Sunday, 18 July 2010

Entrusting the Care of your Child to Others

It might be just me, but I have always found it hard to leave my daughter in the care of a relative stranger for the first few times. The first time this came about was when she was still at primary school and we got a place on th Family Link scheme. Family Link is a brilliant idea, your child goes for a few hours or even a whole weekend to a family willing to look after them like they are their own child, giving you the parent a little respite. If you are interested, ask your social worker if you have one or get in touch with your local Social Services.

However, at the time I had a few problems with relaxing after handing my precious child over to people I knew very little about, especially on the overnight stay. A lot of emotions came into play - guilt for 'dumping' her so that I could have a break, worry over whether or not she would cope, anxiety over the credentials of this couple and whether or not they were fit to look after my daughter - silly I know, but that was how I felt. Thankfully it didn't last long - the people concerned were a lovely couple and my daughter thoroughly enjoyed each and every visit, and even though they haven't been her 'family' for many years now, we still keep in touch.

Even now I have the same feelings when leaving my daughter in the care of someone new. This week, for the first time ever, my worries were justified. My daughter has a care worker once a week to take her out wherever she wants to go for the morning while I am at work. So far over the past year this has worked wonderfully well and I have surpressed any initial anxieties as our regular care worker is a lovely lady and completely trustworthy. However, the past fortnight we have had a stand-in as she was away on holiday.
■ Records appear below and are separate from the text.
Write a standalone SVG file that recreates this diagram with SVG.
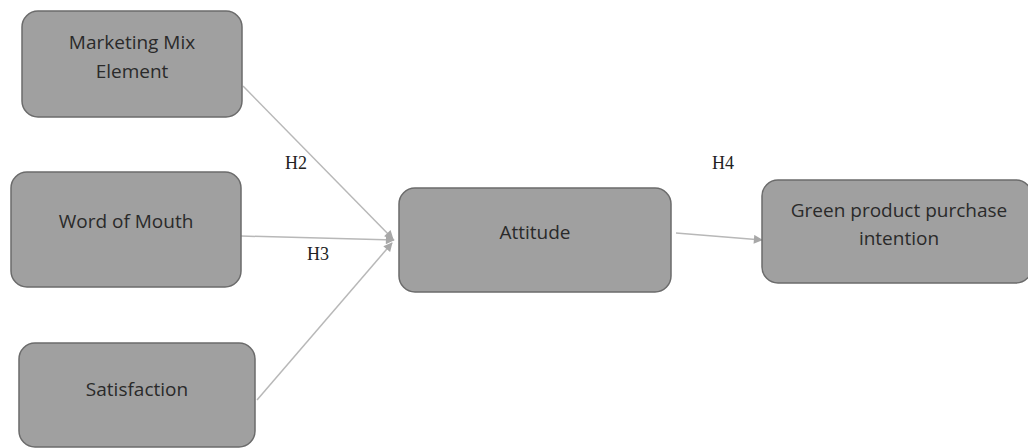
<svg xmlns="http://www.w3.org/2000/svg" width="1028" height="448" viewBox="0 0 1028 448">
  <style>
    .box { fill: #a0a0a0; stroke: #6b6b6b; stroke-width: 1.5; }
    .lbl { font-family: "Open Sans", "Liberation Sans", sans-serif; font-size: 19px; fill: #2a2a2a; text-anchor: middle; }
    .hyp { font-family: "Liberation Serif", serif; font-size: 18px; fill: #222; }
    .edge { stroke: #b8b8b8; stroke-width: 1.5; fill: none; marker-end: url(#arrow); }
  </style>
  <defs>
    <marker id="arrow" viewBox="0 0 10 10" refX="9" refY="5" markerWidth="10" markerHeight="9" markerUnits="userSpaceOnUse" orient="auto">
      <path d="M0,0 L10,5 L0,10 z" fill="#a8a8a8"/>
    </marker>
  </defs>
  <rect width="1028" height="448" fill="#ffffff"/>

  <g id="connectors">
    <line class="edge" x1="243" y1="86" x2="393" y2="239"/>
    <line class="edge" x1="241" y1="236" x2="394" y2="240"/>
    <line class="edge" x1="257" y1="400" x2="392" y2="243"/>
    <line class="edge" x1="676" y1="233" x2="762" y2="240"/>
  </g>

  <g id="node-marketing">
    <rect class="box" x="22" y="11" width="220" height="106" rx="16"/>
    <text class="lbl" x="132" y="49">Marketing Mix</text>
    <text class="lbl" x="132" y="78">Element</text>
  </g>
  <g id="node-wom">
    <rect class="box" x="11" y="172" width="230" height="115" rx="16"/>
    <text class="lbl" x="126" y="228">Word of Mouth</text>
  </g>
  <g id="node-satisfaction">
    <rect class="box" x="19" y="343" width="236" height="104" rx="16"/>
    <text class="lbl" x="137" y="396">Satisfaction</text>
  </g>
  <g id="node-attitude">
    <rect class="box" x="399" y="188" width="272" height="104" rx="16"/>
    <text class="lbl" x="535" y="239">Attitude</text>
  </g>
  <g id="node-intention">
    <rect class="box" x="762" y="180" width="270" height="103" rx="16"/>
    <text class="lbl" x="899" y="217">Green product purchase</text>
    <text class="lbl" x="899" y="245">intention</text>
  </g>

  <g id="labels">
    <text class="hyp" x="285" y="169">H2</text>
    <text class="hyp" x="307" y="260">H3</text>
    <text class="hyp" x="712" y="169">H4</text>
  </g>
</svg>
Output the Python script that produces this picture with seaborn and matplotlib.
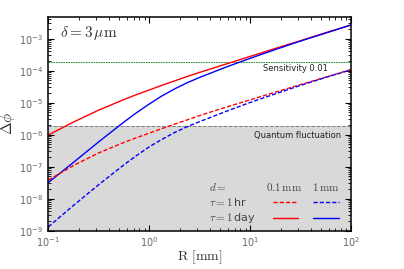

We have had the stand-in lady before and it was fine, but this time for some reason she saw fit to just dump my daughter at the door of my work and leave without checking to see she had found me or even popping her head round the door to see if I was there. The first time I was a little put out but dismissed it thinking that maybe she was late for another appointment. The second time, I ran after her and had to stand in front of her car in order to speak to the woman - no sensible explanation when I asked her to please not leave my child on the doorstep like a sack of potatoes, just this woman accusing me of being rude, telling me we probably wouldn't see her again anyway and screeching off in a cloud of dust. As soon as I got home, I phoned the office to report this - in my opinion, if you are caring for a vulnerable person, you do your job properly, no half measures, because the possibility of something going wrong is high and chances should not be taken.
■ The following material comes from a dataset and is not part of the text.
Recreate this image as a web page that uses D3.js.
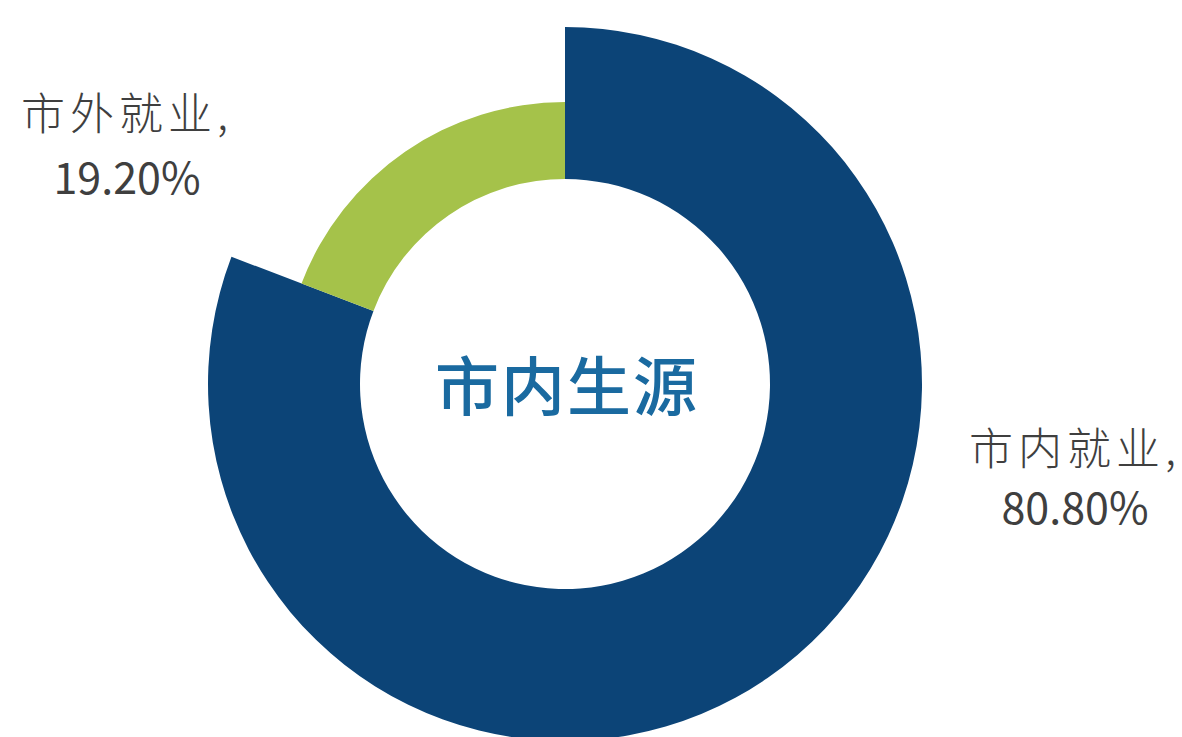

I am very glad that my own daughter is a very sensible young lady and usually able to cope with situations like this, but that is not the point - she should not have to be put in that position. This has been very upsetting to me - it makes me wonder what other corners were cut during her time with this woman, and I probably will never know as my daughter is unable to tell me. So while I am completely in favour of respite care, I think it pays to be ever vigilant about just who is taking care of your child.
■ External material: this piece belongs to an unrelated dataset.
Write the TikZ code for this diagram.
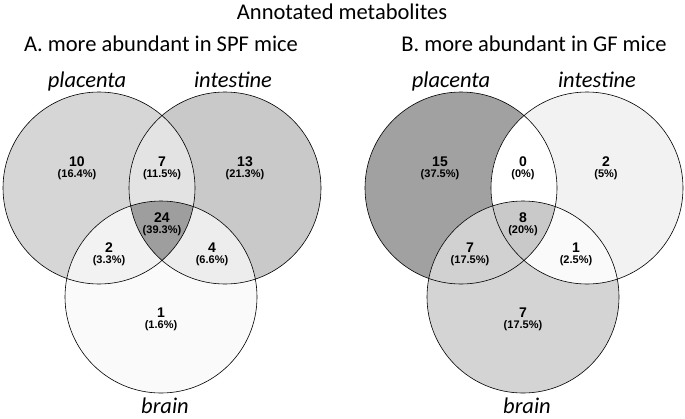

N.B. Last week when we had our regular careworker back, she noticed in the paperwork folder that the stand-in had not filled in the financial form necessary to be completed each week - I give my daughter an amount of money to cover the costs of the day's activity. The previous week, my daughter had wanted to go bowling. We did, however, find the receipt from the bowling alley and discovered that the stand-in careworker had only purchased single games for my the poor girl had stood there and bowled all by herself while this woman sat and watched......nice, that must have been great fun for my daughter. Needless to say, I refuse to let that woman ever 'care' for my child again!